Exercise task:
Starting at the first line of the listing below, repeat each line exactly until the line containing "6.6,7.4,9.8,5.9];", which you include. Leave out pictures.

-- Begin --

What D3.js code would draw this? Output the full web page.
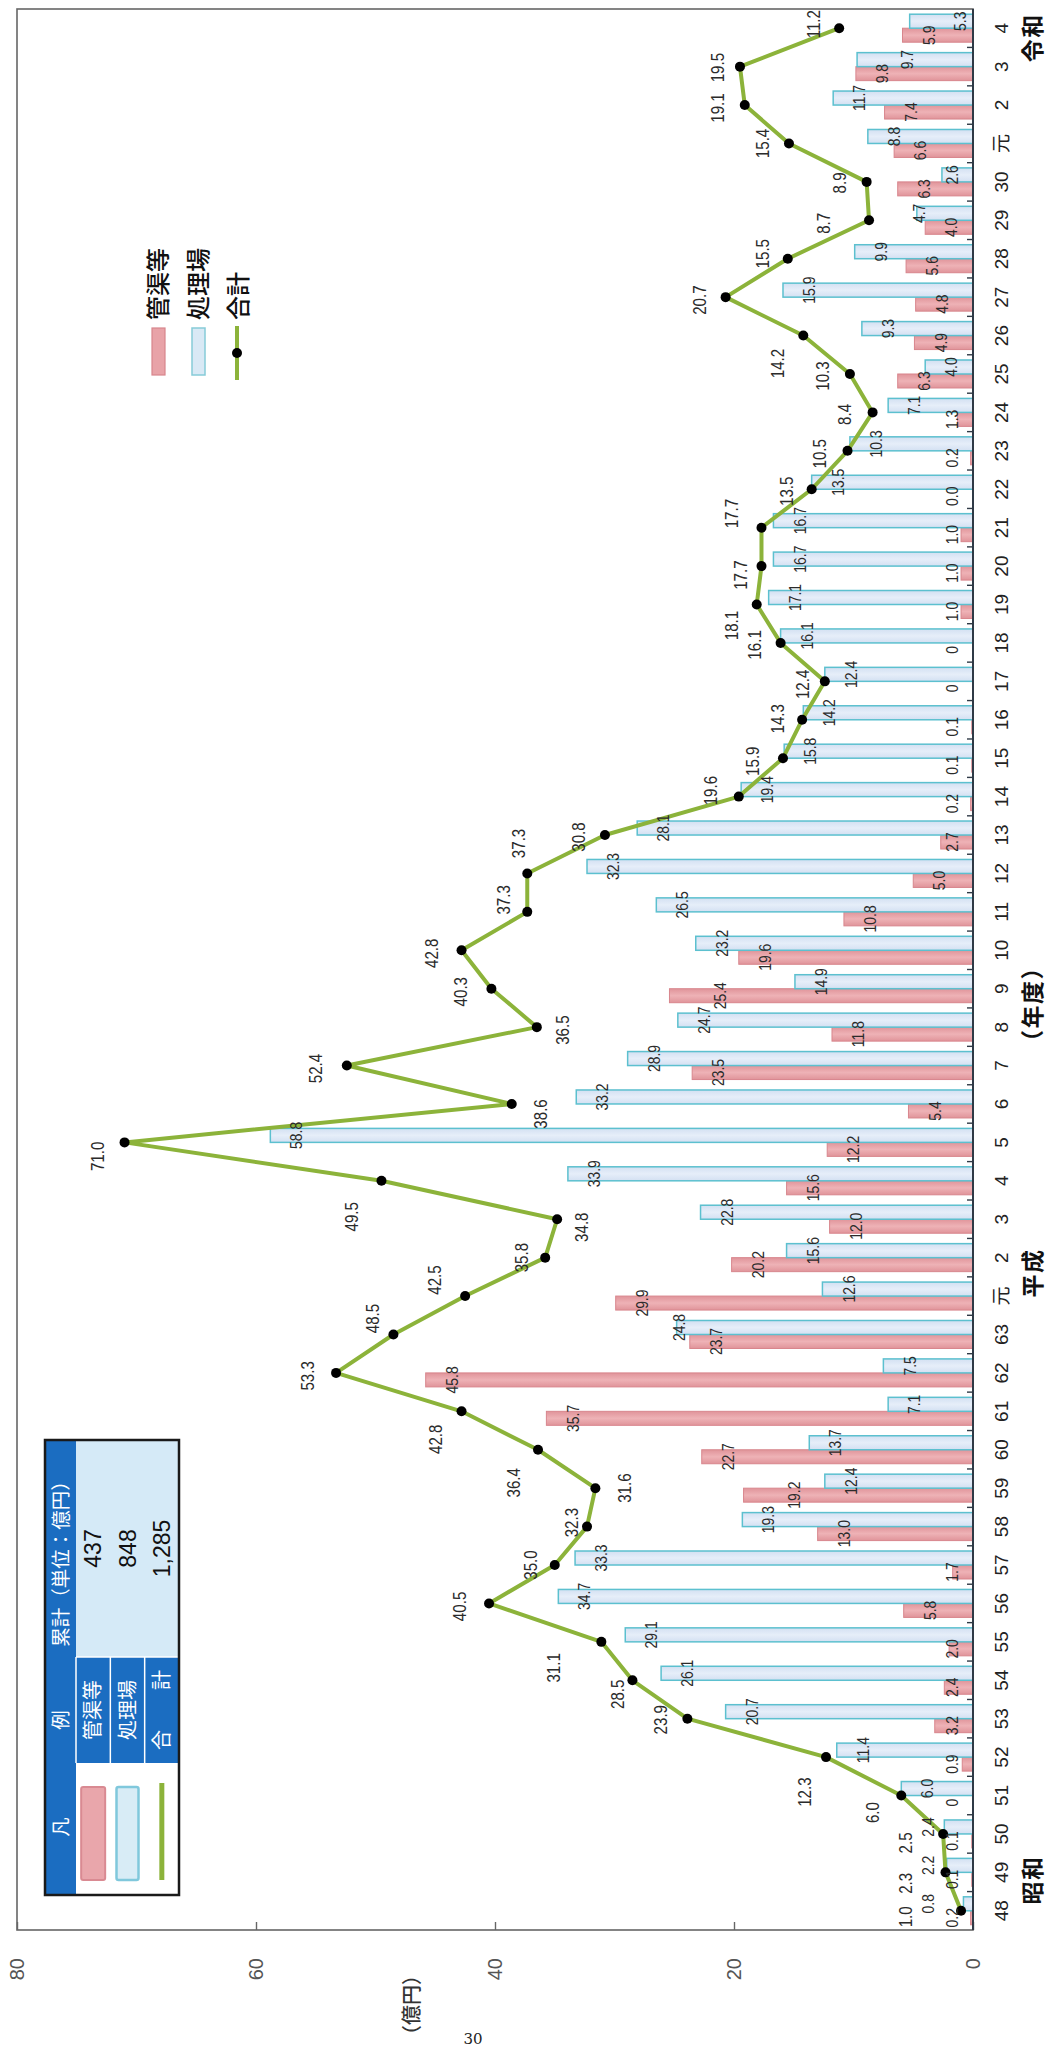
<!DOCTYPE html>
<html>
<head>
<meta charset="utf-8">
<script src="https://cdn.jsdelivr.net/npm/d3@7"></script>
<style>
  html, body { margin: 0; padding: 0; background: #fff; }
  svg { display: block; }
</style>
</head>
<body>
<svg id="chart" width="1055" height="2047"></svg>
<script>
// Fiscal years (昭和48 … 令和4)
const years = ["48","49","50","51","52","53","54","55","56","57","58","59","60","61","62","63",
  "元","2","3","4","5","6","7","8","9","10","11","12","13","14","15","16","17","18","19","20",
  "21","22","23","24","25","26","27","28","29","30",
  "元","2","3","4"];

// 管渠等 (億円)
const pipes = [0.2,0.1,0.1,0,0.9,3.2,2.4,2.0,5.8,1.7,13.0,19.2,22.7,35.7,45.8,23.7,
  29.9,20.2,12.0,15.6,12.2,5.4,23.5,11.8,25.4,19.6,10.8,5.0,2.7,0.2,0.1,0.1,0,0,1.0,1.0,
  1.0,0.0,0.2,1.3,6.3,4.9,4.8,5.6,4.0,6.3,
  6.6,7.4,9.8,5.9];

// 処理場 (億円)
const plants = [0.8,2.2,2.4,6.0,11.4,20.7,26.1,29.1,34.7,33.3,19.3,12.4,13.7,7.1,7.5,24.8,
  12.6,15.6,22.8,33.9,58.8,33.2,28.9,24.7,14.9,23.2,26.5,32.3,28.1,19.4,15.8,14.2,12.4,16.1,17.1,16.7,
  16.7,13.5,10.3,7.1,4.0,9.3,15.9,9.9,4.7,2.6,
  8.8,11.7,9.7,5.3];

// 合計 (億円)
const totals = [1.0,2.3,2.5,6.0,12.3,23.9,28.5,31.1,40.5,35.0,32.3,31.6,36.4,42.8,53.3,48.5,
  42.5,35.8,34.8,49.5,71.0,38.6,52.4,36.5,40.3,42.8,37.3,37.3,30.8,19.6,15.9,14.3,12.4,16.1,18.1,17.7,
  17.7,13.5,10.5,8.4,10.3,14.2,20.7,15.5,8.7,8.9,
  15.4,19.1,19.5,11.2];

// zero values printed with one decimal
const zeroWithDecimal = [37];

// value axis ticks
const valueTicks = [0, 20, 40, 60, 80];

// cumulative totals (累計)
const cumulative = ["437", "848", "1,285"];

// era / unit labels placed along the year axis (fractional year index)
const eraLabels = [
  { text: "昭和", at: 0.8 },
  { text: "平成", at: 16.6 },
  { text: "（年度）", at: 23.6 },
  { text: "令和", at: 48.75 }
];

// hand-tuned nudges [dx, dy] for the 合計 labels
const totalNudge = [
  [-6,-56],[-11,-40],[-9,-38],[-17,-29],[-35,-21],[-1,-27],[-14,-15],[-26,-48],[-3,-30],[0,-24],
  [4,-15],[0,29],[-33,-25],[-28,-26],[-3,-29],[16,-21],[16,-31],[0,-24],[-8,24],[-36,-30],
  [-14,-27],[-10,29],[-3,-31],[-3,26],[-3,-31],[-3,-30],[12,-24],[30,-9],[-2,-26],[6,-28],
  [-3,-30],[1,-25],[-3,-22],[-2,-26],[-21,-25],[-9,-21],[14,-30],[-2,-25],[-3,-28],[-2,-28],
  [-2,-27],[-28,-26],[-3,-26],[5,-25],[-3,-46],[-1,-27],[0,-26],[-3,-27],[-1,-22],[4,-26]
];

const W = 1055, H = 2047;
const NUM_FONT = "'Liberation Sans', Arial, 'Noto Sans CJK JP', sans-serif";
const JP_FONT = "'Noto Sans CJK JP', 'Noto Sans', sans-serif";
const C = {
  pipeStroke: "#d8868d",
  line: "#8cb33a",
  frame: "#666",
  axis: "#2f3a46",
  text: "#2b2b2b",
  tableBlue: "#1b6dc1",
  tableLight: "#d5eaf7"
};

const svg = d3.select("#chart");
const defs = svg.append("defs");

const gradPipe = defs.append("linearGradient").attr("id", "gradPipe")
  .attr("x1", 0).attr("x2", 1).attr("y1", 0).attr("y2", 0);
gradPipe.selectAll("stop")
  .data([[0, "#e0949a"], [0.5, "#eeb2b6"], [1, "#e0949a"]])
  .join("stop").attr("offset", d => d[0]).attr("stop-color", d => d[1]);

const gradPlant = defs.append("linearGradient").attr("id", "gradPlant")
  .attr("x1", 0).attr("x2", 1).attr("y1", 0).attr("y2", 0);
gradPlant.selectAll("stop")
  .data([[0, "#d3e0f2"], [0.5, "#e6eef9"], [1, "#d3e0f2"]])
  .join("stop").attr("offset", d => d[0]).attr("stop-color", d => d[1]);

// the whole chart is laid out sideways: years run up the page
const g = svg.append("g").attr("transform", `translate(0,${H}) rotate(-90)`);

const plot = { left: 117, right: 2038, top: 17, bottom: 973 };

const x = d3.scaleBand().domain(d3.range(years.length)).range([plot.left, plot.right]);
const y = d3.scaleLinear().domain([0, 80]).range([plot.bottom, plot.top]);
const sub = d3.scaleBand().domain(["pipe", "plant"])
  .range([x.bandwidth() / 2 - 14, x.bandwidth() / 2 + 14]);
const cx = i => x(i) + x.bandwidth() / 2;

// frame
g.append("rect")
  .attr("x", plot.left).attr("y", plot.top)
  .attr("width", plot.right - plot.left).attr("height", plot.bottom - plot.top)
  .attr("fill", "none").attr("stroke", C.frame).attr("stroke-width", 1.6);

// value axis
g.append("g")
  .attr("transform", `translate(${plot.left},0)`)
  .call(d3.axisLeft(y).tickValues(valueTicks).tickSize(-8).tickPadding(28).tickFormat(d3.format("d")))
  .call(a => a.select(".domain").remove())
  .call(a => a.selectAll("line").attr("stroke", C.frame).attr("stroke-width", 1.4))
  .call(a => a.selectAll("text").attr("font-family", NUM_FONT).attr("font-size", 20).attr("fill", "#555"));

g.append("text")
  .attr("x", 42).attr("y", 412).attr("dy", "0.35em")
  .attr("text-anchor", "middle")
  .attr("font-family", JP_FONT).attr("font-size", 20).attr("font-weight", 500).attr("fill", "#333")
  .text("（億円）");

// bars
const barW = sub.bandwidth();
g.append("g").selectAll("rect")
  .data(pipes)
  .join("rect")
  .attr("x", (d, i) => x(i) + sub("pipe"))
  .attr("y", d => y(d))
  .attr("width", barW)
  .attr("height", d => y(0) - y(d))
  .attr("fill", "url(#gradPipe)")
  .attr("stroke", C.pipeStroke).attr("stroke-width", 1);

g.append("g").selectAll("rect")
  .data(plants)
  .join("rect")
  .attr("x", (d, i) => x(i) + sub("plant"))
  .attr("y", d => y(d))
  .attr("width", barW)
  .attr("height", d => y(0) - y(d))
  .attr("fill", "url(#gradPlant)")
  .attr("stroke", "#5cc0cf").attr("stroke-width", 1.5);

// year axis
g.append("line")
  .attr("x1", plot.left).attr("x2", plot.right)
  .attr("y1", plot.bottom).attr("y2", plot.bottom)
  .attr("stroke", C.axis).attr("stroke-width", 2);

g.append("g").selectAll("line")
  .data(d3.range(1, years.length))
  .join("line")
  .attr("x1", i => x.range()[0] + i * x.step())
  .attr("x2", i => x.range()[0] + i * x.step())
  .attr("y1", plot.bottom).attr("y2", plot.bottom - 6)
  .attr("stroke", C.axis).attr("stroke-width", 1.4);

g.append("g")
  .attr("transform", `translate(0,${plot.bottom})`)
  .call(d3.axisBottom(x).tickSize(0).tickPadding(22).tickFormat(i => years[i]))
  .call(a => a.select(".domain").remove())
  .call(a => a.selectAll("text").attr("font-family", NUM_FONT).attr("font-size", 19).attr("fill", "#222"));

g.append("g").selectAll("text")
  .data(eraLabels)
  .join("text")
  .attr("x", d => x.range()[0] + (d.at + 0.5) * x.step())
  .attr("y", 1033).attr("dy", "0.36em")
  .attr("text-anchor", "middle")
  .attr("font-family", JP_FONT).attr("font-size", 23).attr("font-weight", 700)
  .attr("letter-spacing", 1.5).attr("fill", "#111")
  .text(d => d.text);

// total line
const line = d3.line().x((d, i) => cx(i)).y(d => y(d));
g.append("path")
  .datum(totals)
  .attr("d", line)
  .attr("fill", "none").attr("stroke", C.line)
  .attr("stroke-width", 4).attr("stroke-linejoin", "round");

g.append("g").selectAll("circle")
  .data(totals)
  .join("circle")
  .attr("cx", (d, i) => cx(i)).attr("cy", d => y(d)).attr("r", 5)
  .attr("fill", "#000");

// bar value labels (condensed), placed inside the bar tops and kept apart
const LBL = { size: 17, squeeze: 0.82, h: 14 };
const probe = g.append("text").attr("font-family", NUM_FONT).attr("font-size", LBL.size);
const textW = s => { probe.text(s); return probe.node().getComputedTextLength() * LBL.squeeze; };
const fmt = (v, i) => v === 0 && !zeroWithDecimal.includes(i) ? "0" : v.toFixed(1);

const placed = [];
years.forEach((yr, i) => {
  [["pipe", pipes[i]], ["plant", plants[i]]].forEach(([key, v]) => {
    const txt = key === "pipe" ? fmt(v, i) : v.toFixed(1);
    const px = x(i) + sub(key) + barW / 2;
    const w = textW(txt);
    const len = y(0) - y(v);
    const d0 = Math.max(len - 26, 21);
    const clash = d => placed.some(p => Math.abs(p.px - px) < (p.w + w) / 2 + 0.5 && Math.abs(p.d - d) < LBL.h);
    const tries = [d0, d0 - 24, d0 + 24, d0 + 48].filter(d => d >= 10);
    const d = tries.find(t => !clash(t)) ?? d0;
    placed.push({ px, d, w, txt });
  });
});
probe.remove();

g.append("g").selectAll("text")
  .data(placed)
  .join("text")
  .attr("transform", d => `translate(${d.px},${y(0) - d.d}) scale(${LBL.squeeze},1)`)
  .attr("dy", "0.36em")
  .attr("text-anchor", "middle")
  .attr("font-family", NUM_FONT).attr("font-size", LBL.size).attr("fill", C.text)
  .text(d => d.txt);

// total labels
g.append("g").selectAll("text")
  .data(totals)
  .join("text")
  .attr("transform", (d, i) => `translate(${cx(i) + totalNudge[i][0]},${y(d) + totalNudge[i][1]}) scale(0.84,1)`)
  .attr("dy", "0.36em")
  .attr("text-anchor", "middle")
  .attr("font-family", NUM_FONT).attr("font-size", 18).attr("fill", C.text)
  .text(d => d.toFixed(1));

// series legend
const legend = g.append("g");
legend.append("rect").attr("x", 1672).attr("y", 152).attr("width", 47).attr("height", 13)
  .attr("fill", "#e8a3a8").attr("stroke", C.pipeStroke).attr("stroke-width", 1.2);
legend.append("rect").attr("x", 1672).attr("y", 192).attr("width", 47).attr("height", 13)
  .attr("fill", "#d9e9f5").attr("stroke", "#86cbd8").attr("stroke-width", 1.5);
legend.append("line").attr("x1", 1667).attr("x2", 1721).attr("y1", 237).attr("y2", 237)
  .attr("stroke", C.line).attr("stroke-width", 4);
legend.append("circle").attr("cx", 1694).attr("cy", 237).attr("r", 5).attr("fill", "#000");
legend.selectAll("text.lg")
  .data([["管渠等", 158], ["処理場", 198], ["合計", 238]])
  .join("text").attr("class", "lg")
  .attr("x", 1727).attr("y", d => d[1]).attr("dy", "0.36em")
  .attr("font-family", JP_FONT).attr("font-size", 24).attr("font-weight", 500).attr("fill", "#111")
  .text(d => d[0]);

// 凡例 / 累計 table
const T = { x: 152, y: 45, w: 455, h: 134, head: 31, c1: 284, c2: 390 };
const rowH = (T.h - T.head) / 3;
const rowMid = k => T.y + T.head + rowH * (k + 0.5);
const tbl = g.append("g");
tbl.append("rect").attr("x", T.x).attr("y", T.y).attr("width", T.w).attr("height", T.h).attr("fill", "#fff");
tbl.append("rect").attr("x", T.x).attr("y", T.y).attr("width", T.w).attr("height", T.head).attr("fill", C.tableBlue);
tbl.append("rect").attr("x", T.c1).attr("y", T.y + T.head).attr("width", T.c2 - T.c1).attr("height", T.h - T.head).attr("fill", C.tableBlue);
tbl.append("rect").attr("x", T.c2).attr("y", T.y + T.head).attr("width", T.x + T.w - T.c2).attr("height", T.h - T.head).attr("fill", C.tableLight);
tbl.selectAll("line.div")
  .data([0, 1, 2])
  .join("line").attr("class", "div")
  .attr("x1", T.c1).attr("x2", T.c2)
  .attr("y1", k => T.y + T.head + rowH * k).attr("y2", k => T.y + T.head + rowH * k)
  .attr("stroke", "#fff").attr("stroke-width", 1.5);
tbl.append("line").attr("x1", T.c2).attr("x2", T.c2).attr("y1", T.y + T.head).attr("y2", T.y + T.h)
  .attr("stroke", "#fff").attr("stroke-width", 1.5);

tbl.append("rect").attr("x", 167).attr("y", rowMid(0) - 12).attr("width", 93).attr("height", 24).attr("rx", 2)
  .attr("fill", "#e9a6ab").attr("stroke", "#d98a92").attr("stroke-width", 2);
tbl.append("rect").attr("x", 167).attr("y", rowMid(1) - 11).attr("width", 93).attr("height", 22).attr("rx", 2)
  .attr("fill", "#d8ecf6").attr("stroke", "#80c8dc").attr("stroke-width", 2.5);
tbl.append("line").attr("x1", 167).attr("x2", 264).attr("y1", rowMid(2)).attr("y2", rowMid(2))
  .attr("stroke", C.line).attr("stroke-width", 5);

const headText = [["凡", 220], ["例", 327], ["累計（単位：億円）", 488]];
tbl.selectAll("text.hd")
  .data(headText)
  .join("text").attr("class", "hd")
  .attr("x", d => d[1]).attr("y", T.y + T.head / 2).attr("dy", "0.36em")
  .attr("text-anchor", "middle")
  .attr("font-family", JP_FONT).attr("font-size", 19.5).attr("fill", "#fff")
  .text(d => d[0]);

tbl.selectAll("text.nm")
  .data(["管渠等", "処理場", "合　　計"])
  .join("text").attr("class", "nm")
  .attr("x", (T.c1 + T.c2) / 2).attr("y", (d, k) => rowMid(k)).attr("dy", "0.36em")
  .attr("text-anchor", "middle")
  .attr("font-family", JP_FONT).attr("font-size", 20).attr("fill", "#fff")
  .text(d => d);

tbl.selectAll("text.val")
  .data(cumulative)
  .join("text").attr("class", "val")
  .attr("x", (T.c2 + T.x + T.w) / 2).attr("y", (d, k) => rowMid(k)).attr("dy", "0.36em")
  .attr("text-anchor", "middle")
  .attr("font-family", NUM_FONT).attr("font-size", 23).attr("fill", "#111")
  .text(d => d);

tbl.append("rect").attr("x", T.x).attr("y", T.y).attr("width", T.w).attr("height", T.h)
  .attr("fill", "none").attr("stroke", "#1a1a1a").attr("stroke-width", 2.5);

// page number
svg.append("text")
  .attr("x", 473).attr("y", 2044)
  .attr("text-anchor", "middle")
  .attr("font-family", "'DejaVu Serif', serif").attr("font-size", 15).attr("fill", "#222")
  .text("30");
</script>
</body>
</html>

-- End --

Complete output:
What D3.js code would draw this? Output the full web page.
<!DOCTYPE html>
<html>
<head>
<meta charset="utf-8">
<script src="https://cdn.jsdelivr.net/npm/d3@7"></script>
<style>
  html, body { margin: 0; padding: 0; background: #fff; }
  svg { display: block; }
</style>
</head>
<body>
<svg id="chart" width="1055" height="2047"></svg>
<script>
// Fiscal years (昭和48 … 令和4)
const years = ["48","49","50","51","52","53","54","55","56","57","58","59","60","61","62","63",
  "元","2","3","4","5","6","7","8","9","10","11","12","13","14","15","16","17","18","19","20",
  "21","22","23","24","25","26","27","28","29","30",
  "元","2","3","4"];

// 管渠等 (億円)
const pipes = [0.2,0.1,0.1,0,0.9,3.2,2.4,2.0,5.8,1.7,13.0,19.2,22.7,35.7,45.8,23.7,
  29.9,20.2,12.0,15.6,12.2,5.4,23.5,11.8,25.4,19.6,10.8,5.0,2.7,0.2,0.1,0.1,0,0,1.0,1.0,
  1.0,0.0,0.2,1.3,6.3,4.9,4.8,5.6,4.0,6.3,
  6.6,7.4,9.8,5.9];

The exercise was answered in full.